• AVAILABLE DATA
============

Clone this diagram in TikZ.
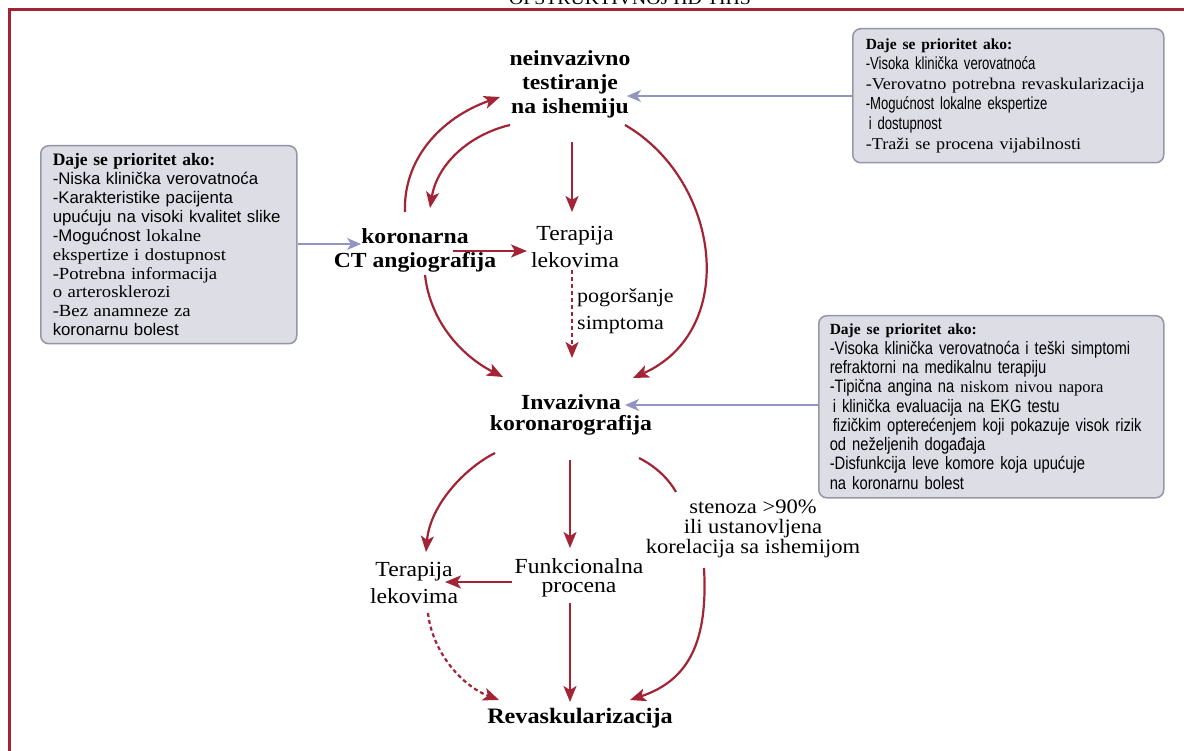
\documentclass[tikz,border=0pt]{standalone}
\usepackage{fontspec}
\setmainfont{Liberation Serif}
\usetikzlibrary{arrows.meta,calc}
\newfontfamily\lblfont[FakeStretch=1.1]{Liberation Serif}
\newfontfamily\boxsans{Liberation Sans}
\newfontfamily\boxnarrow[FakeStretch=0.75]{Liberation Sans}
\newfontfamily\boxnarrowb[FakeStretch=0.82]{Liberation Sans}
\newfontfamily\boxserif{Liberation Serif}
\newfontfamily\boxserifw[FakeStretch=1.1]{Liberation Serif}
\definecolor{arrred}{RGB}{163,36,52}
\definecolor{lavarrow}{RGB}{148,148,196}
\definecolor{boxfill}{RGB}{221,221,230}
\definecolor{boxline}{RGB}{150,150,168}
\definecolor{framered}{RGB}{160,36,52}
\newcommand{\lserif}[1]{{\boxserifw\fontsize{17}{18.9}\selectfont #1}}
\tikzset{
  redline/.style={draw=arrred, line width=2.2pt},
  redarr/.style={redline, -{Stealth[length=16pt,width=13pt,inset=4pt]}},
  reddash/.style={redarr, dash pattern=on 4pt off 3pt},
  lavarr/.style={draw=lavarrow, line width=1.6pt, -{Stealth[length=14pt,width=12pt,inset=4pt]}},
  prio/.style={draw=boxline, line width=1.5pt, fill=boxfill, rounded corners=8pt, anchor=north west, align=left, inner ysep=3pt},
  lblb/.style={font=\lblfont\bfseries\fontsize{21.5}{24}\selectfont, align=center, inner sep=0pt},
  lblr/.style={font=\lblfont\fontsize{21.5}{27}\selectfont, align=center, inner sep=0pt}
}
\begin{document}
\begin{tikzpicture}[x=1pt,y=-1pt]
\useasboundingbox (0,0) rectangle (1184,751);
\fill[white] (0,0) rectangle (1184,751);
% cut title and frame
\node[font=\lblfont\fontsize{18}{18}\selectfont, anchor=base, inner sep=0pt] (title) at (630,5) {OPSTRUKTIVNOJ HD TIHS};
\draw[framered, line width=3pt] (9,751) -- (9,10) -- (1184,10);

% boxes
\node[prio, inner xsep=12pt, text width=232pt, minimum height=198pt, font=\boxsans\fontsize{16.8}{18.9}\selectfont] (boxL) at (40,145)
{{\boxserif\bfseries\fontsize{17.5}{18.9}\selectfont Daje se prioritet ako:}\\
-Niska klinička verovatnoća\\
-Karakteristike pacijenta\\
upućuju na visoki kvalitet slike\\
-Mogućnost \lserif{lokalne}\\
\lserif{ekspertize i dostupnost}\\
\lserif{-Potrebna informacija}\\
\lserif{o arterosklerozi}\\
\lserif{-Bez anamneze za}\\
koronarnu bolest};

\node[prio, inner xsep=13pt, text width=285pt, minimum height=134pt, font=\boxnarrow\fontsize{17.5}{20}\selectfont] (boxTR) at (852,28)
{{\boxserif\bfseries\fontsize{15.5}{20}\selectfont Daje se prioritet ako:}\\
-Visoka klinička verovatnoća\\
{\boxserifw\fontsize{16.5}{20}\selectfont -Verovatno potrebna revaskularizacija}\\
-Mogućnost lokalne ekspertize\\
\hspace*{3pt}i dostupnost\\
{\boxserifw\fontsize{16.5}{20}\selectfont -Traži se procena vijabilnosti}};

\node[prio, inner xsep=11pt, text width=323pt, minimum height=182pt, font=\boxnarrowb\fontsize{18}{19.3}\selectfont] (boxMR) at (818,315)
{{\boxserif\bfseries\fontsize{15.5}{19.3}\selectfont Daje se prioritet ako:}\\
-Visoka klinička verovatnoća i teški simptomi\\
refraktorni na medikalnu terapiju\\
-Tipična angina na {\boxserif\fontsize{16.5}{19.3}\selectfont niskom nivou napora}\\
\hspace*{3pt}i klinička evaluacija na EKG testu\\
\hspace*{3pt}fizičkim opterećenjem koji pokazuje visok rizik\\
od neželjenih događaja\\
-Disfunkcija leve komore koja upućuje\\
na koronarnu bolest};

% main labels
\node[lblb] (neinv) at (570,84) {neinvazivno\\testiranje\\na ishemiju};
\node[lblb] (ct) at (415,250) {koronarna\\CT angiografija};
\node[lblr] (ter1) at (575,247) {Terapija\\lekovima};
\node[lblr, anchor=west, align=left, font=\lblfont\fontsize{20}{27}\selectfont] (pog) at (577,311) {pogoršanje\\simptoma};
\node[lblb, font=\lblfont\bfseries\fontsize{21.5}{20.5}\selectfont] (inv) at (571,415) {Invazivna\\koronarografija};
\node[lblr] (ter2) at (414,583) {Terapija\\lekovima};
\node[lblr, font=\lblfont\fontsize{21.5}{19.5}\selectfont] (fun) at (579,578) {Funkcionalna\\procena};
\node[lblr, font=\lblfont\fontsize{20.5}{20}\selectfont] (sten) at (753,529) {stenoza >90\%\\ili ustanovljena\\korelacija sa ishemijom};
\node[lblb, font=\lblfont\bfseries\fontsize{22}{24}\selectfont] (rev) at (580,718) {Revaskularizacija};

% arrow end points
\coordinate (neinvin) at ($(neinv)+(57,12)$);
\coordinate (ctin) at ($(ct)+(-54,-6)$);
\coordinate (invin) at ($(inv)+(54,-10)$);

% lavender arrows
\draw[lavarr] (boxTR.west |- neinvin) -- (neinvin);
\draw[lavarr] (boxL.east |- ctin) -- (ctin);
\draw[lavarr] (boxMR.west |- invin) -- (invin);

% red arrows, upper part
\draw[redarr] ($(ct)+(-10,-38)$) .. controls (403,160) and (440,118) .. ($(neinv)+(-70,13)$);
\draw[redarr] ($(neinv)+(-60,41)$) .. controls (468,135) and (437,165) .. ($(ct)+(15,-42)$);
\draw[redarr] ($(neinv)+(2,58)$) -- ($(ter1)+(-3,-35)$);
\draw[redarr] ($(ct)+(38,1)$) -- ($(ter1)+(-48,4)$);
\draw[reddash] ($(ter1)+(-3,23)$) -- ($(inv)+(1,-57)$);
\draw[redarr] ($(ct)+(10,25)$) .. controls (430,320) and (460,355) .. ($(inv)+(-68,-38)$);
\draw[redarr] ($(neinv)+(55,41)$) .. controls (720,180) and (740,330) .. ($(inv)+(62,-37)$);

% red arrows, lower part
\draw[redarr] ($(inv)+(-76,38)$) .. controls (465,468) and (430,505) .. ($(ter2)+(12,-31)$);
\draw[redarr] ($(inv)+(-1,45)$) -- ($(fun)+(-9,-30)$);
\draw[redarr] ($(fun)+(-67,4)$) -- ($(ter2)+(31,-1)$);
\draw[redarr] ($(fun)+(-9,25)$) -- ($(rev)+(-10,-16)$);
\draw[reddash] ($(ter2)+(14,30)$) .. controls (432,650) and (460,685) .. ($(rev)+(-81,-18)$);
\draw[redline] ($(inv)+(68,43)$) .. controls (655,466) and (668,478) .. ($(sten)+(-77,-37)$);
\draw[redarr] ($(sten)+(-49,39)$) .. controls (708,640) and (690,680) .. ($(rev)+(50,-18)$);
\end{tikzpicture}
\end{document}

============

Write out the full listing verbatim, excluding its pictures.

• WRITTEN SOLUTION
Clone this diagram in TikZ.
\documentclass[tikz,border=0pt]{standalone}
\usepackage{fontspec}
\setmainfont{Liberation Serif}
\usetikzlibrary{arrows.meta,calc}
\newfontfamily\lblfont[FakeStretch=1.1]{Liberation Serif}
\newfontfamily\boxsans{Liberation Sans}
\newfontfamily\boxnarrow[FakeStretch=0.75]{Liberation Sans}
\newfontfamily\boxnarrowb[FakeStretch=0.82]{Liberation Sans}
\newfontfamily\boxserif{Liberation Serif}
\newfontfamily\boxserifw[FakeStretch=1.1]{Liberation Serif}
\definecolor{arrred}{RGB}{163,36,52}
\definecolor{lavarrow}{RGB}{148,148,196}
\definecolor{boxfill}{RGB}{221,221,230}
\definecolor{boxline}{RGB}{150,150,168}
\definecolor{framered}{RGB}{160,36,52}
\newcommand{\lserif}[1]{{\boxserifw\fontsize{17}{18.9}\selectfont #1}}
\tikzset{
  redline/.style={draw=arrred, line width=2.2pt},
  redarr/.style={redline, -{Stealth[length=16pt,width=13pt,inset=4pt]}},
  reddash/.style={redarr, dash pattern=on 4pt off 3pt},
  lavarr/.style={draw=lavarrow, line width=1.6pt, -{Stealth[length=14pt,width=12pt,inset=4pt]}},
  prio/.style={draw=boxline, line width=1.5pt, fill=boxfill, rounded corners=8pt, anchor=north west, align=left, inner ysep=3pt},
  lblb/.style={font=\lblfont\bfseries\fontsize{21.5}{24}\selectfont, align=center, inner sep=0pt},
  lblr/.style={font=\lblfont\fontsize{21.5}{27}\selectfont, align=center, inner sep=0pt}
}
\begin{document}
\begin{tikzpicture}[x=1pt,y=-1pt]
\useasboundingbox (0,0) rectangle (1184,751);
\fill[white] (0,0) rectangle (1184,751);
% cut title and frame
\node[font=\lblfont\fontsize{18}{18}\selectfont, anchor=base, inner sep=0pt] (title) at (630,5) {OPSTRUKTIVNOJ HD TIHS};
\draw[framered, line width=3pt] (9,751) -- (9,10) -- (1184,10);

% boxes
\node[prio, inner xsep=12pt, text width=232pt, minimum height=198pt, font=\boxsans\fontsize{16.8}{18.9}\selectfont] (boxL) at (40,145)
{{\boxserif\bfseries\fontsize{17.5}{18.9}\selectfont Daje se prioritet ako:}\\
-Niska klinička verovatnoća\\
-Karakteristike pacijenta\\
upućuju na visoki kvalitet slike\\
-Mogućnost \lserif{lokalne}\\
\lserif{ekspertize i dostupnost}\\
\lserif{-Potrebna informacija}\\
\lserif{o arterosklerozi}\\
\lserif{-Bez anamneze za}\\
koronarnu bolest};

\node[prio, inner xsep=13pt, text width=285pt, minimum height=134pt, font=\boxnarrow\fontsize{17.5}{20}\selectfont] (boxTR) at (852,28)
{{\boxserif\bfseries\fontsize{15.5}{20}\selectfont Daje se prioritet ako:}\\
-Visoka klinička verovatnoća\\
{\boxserifw\fontsize{16.5}{20}\selectfont -Verovatno potrebna revaskularizacija}\\
-Mogućnost lokalne ekspertize\\
\hspace*{3pt}i dostupnost\\
{\boxserifw\fontsize{16.5}{20}\selectfont -Traži se procena vijabilnosti}};

\node[prio, inner xsep=11pt, text width=323pt, minimum height=182pt, font=\boxnarrowb\fontsize{18}{19.3}\selectfont] (boxMR) at (818,315)
{{\boxserif\bfseries\fontsize{15.5}{19.3}\selectfont Daje se prioritet ako:}\\
-Visoka klinička verovatnoća i teški simptomi\\
refraktorni na medikalnu terapiju\\
-Tipična angina na {\boxserif\fontsize{16.5}{19.3}\selectfont niskom nivou napora}\\
\hspace*{3pt}i klinička evaluacija na EKG testu\\
\hspace*{3pt}fizičkim opterećenjem koji pokazuje visok rizik\\
od neželjenih događaja\\
-Disfunkcija leve komore koja upućuje\\
na koronarnu bolest};

% main labels
\node[lblb] (neinv) at (570,84) {neinvazivno\\testiranje\\na ishemiju};
\node[lblb] (ct) at (415,250) {koronarna\\CT angiografija};
\node[lblr] (ter1) at (575,247) {Terapija\\lekovima};
\node[lblr, anchor=west, align=left, font=\lblfont\fontsize{20}{27}\selectfont] (pog) at (577,311) {pogoršanje\\simptoma};
\node[lblb, font=\lblfont\bfseries\fontsize{21.5}{20.5}\selectfont] (inv) at (571,415) {Invazivna\\koronarografija};
\node[lblr] (ter2) at (414,583) {Terapija\\lekovima};
\node[lblr, font=\lblfont\fontsize{21.5}{19.5}\selectfont] (fun) at (579,578) {Funkcionalna\\procena};
\node[lblr, font=\lblfont\fontsize{20.5}{20}\selectfont] (sten) at (753,529) {stenoza >90\%\\ili ustanovljena\\korelacija sa ishemijom};
\node[lblb, font=\lblfont\bfseries\fontsize{22}{24}\selectfont] (rev) at (580,718) {Revaskularizacija};

% arrow end points
\coordinate (neinvin) at ($(neinv)+(57,12)$);
\coordinate (ctin) at ($(ct)+(-54,-6)$);
\coordinate (invin) at ($(inv)+(54,-10)$);

% lavender arrows
\draw[lavarr] (boxTR.west |- neinvin) -- (neinvin);
\draw[lavarr] (boxL.east |- ctin) -- (ctin);
\draw[lavarr] (boxMR.west |- invin) -- (invin);

% red arrows, upper part
\draw[redarr] ($(ct)+(-10,-38)$) .. controls (403,160) and (440,118) .. ($(neinv)+(-70,13)$);
\draw[redarr] ($(neinv)+(-60,41)$) .. controls (468,135) and (437,165) .. ($(ct)+(15,-42)$);
\draw[redarr] ($(neinv)+(2,58)$) -- ($(ter1)+(-3,-35)$);
\draw[redarr] ($(ct)+(38,1)$) -- ($(ter1)+(-48,4)$);
\draw[reddash] ($(ter1)+(-3,23)$) -- ($(inv)+(1,-57)$);
\draw[redarr] ($(ct)+(10,25)$) .. controls (430,320) and (460,355) .. ($(inv)+(-68,-38)$);
\draw[redarr] ($(neinv)+(55,41)$) .. controls (720,180) and (740,330) .. ($(inv)+(62,-37)$);

% red arrows, lower part
\draw[redarr] ($(inv)+(-76,38)$) .. controls (465,468) and (430,505) .. ($(ter2)+(12,-31)$);
\draw[redarr] ($(inv)+(-1,45)$) -- ($(fun)+(-9,-30)$);
\draw[redarr] ($(fun)+(-67,4)$) -- ($(ter2)+(31,-1)$);
\draw[redarr] ($(fun)+(-9,25)$) -- ($(rev)+(-10,-16)$);
\draw[reddash] ($(ter2)+(14,30)$) .. controls (432,650) and (460,685) .. ($(rev)+(-81,-18)$);
\draw[redline] ($(inv)+(68,43)$) .. controls (655,466) and (668,478) .. ($(sten)+(-77,-37)$);
\draw[redarr] ($(sten)+(-49,39)$) .. controls (708,640) and (690,680) .. ($(rev)+(50,-18)$);
\end{tikzpicture}
\end{document}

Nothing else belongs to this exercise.